From law of the iterated logarithm to Zolotarev distance for supercritical branching processes in random environment
Yinna Ye
TL;DR
This work analyzes supercritical branching processes in an i.i.d. random environment and establishes a law of the iterated logarithm, a strong law, an invariance principle, and optimal convergence rates in the central limit theorem for the log-population $\log Z_n$, all under Zolotarev and Wasserstein distances. The key idea is the decomposition $\log Z_n = S_n + \log W_n$ with $S_n = \sum_{i=0}^{n-1} X_i$ and $W_n = Z_n/\Pi_n$, enabling martingale limit techniques to control fluctuations and obtain precise distance-based convergence rates.
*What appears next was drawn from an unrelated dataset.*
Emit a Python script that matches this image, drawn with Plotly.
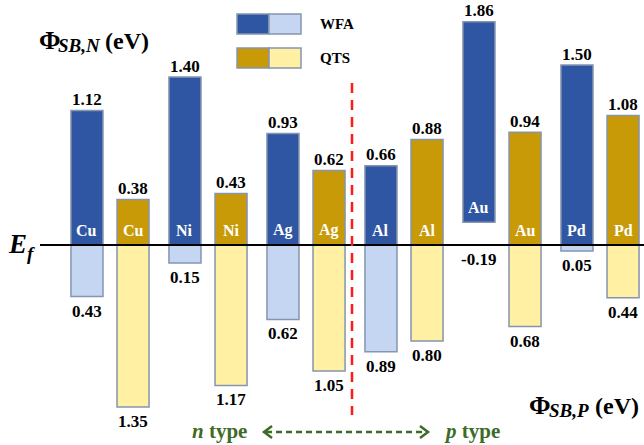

Under suitable moment and compatibility conditions (Con1, Con2), the paper derives $\zeta_r$ and $W_r$ bounds to quantify convergence to the normal law, and proves an LIL and an invariance principle that relate the growth of $\log Z_n$ to a Brownian motion with variance $\sigma^2$. These results advance the understanding of distributional limits for BPREs and provide sharp metrics for convergence useful in applications and further theoretical development.
Abstract
Consider $(Z_n)_{n\geq0}$ a supercritical branching process in an independent and identically distributed environment. Based on some recent development in martingale limit theory, we established law of the iterated logarithm, strong law of large numbers, invariance principle and optimal convergence rate in the central limit theorem under Zolotarev and Wasserstein distances of order $p\in(0,2]$ for the process $(\log Z_n)_{n\geq0}$.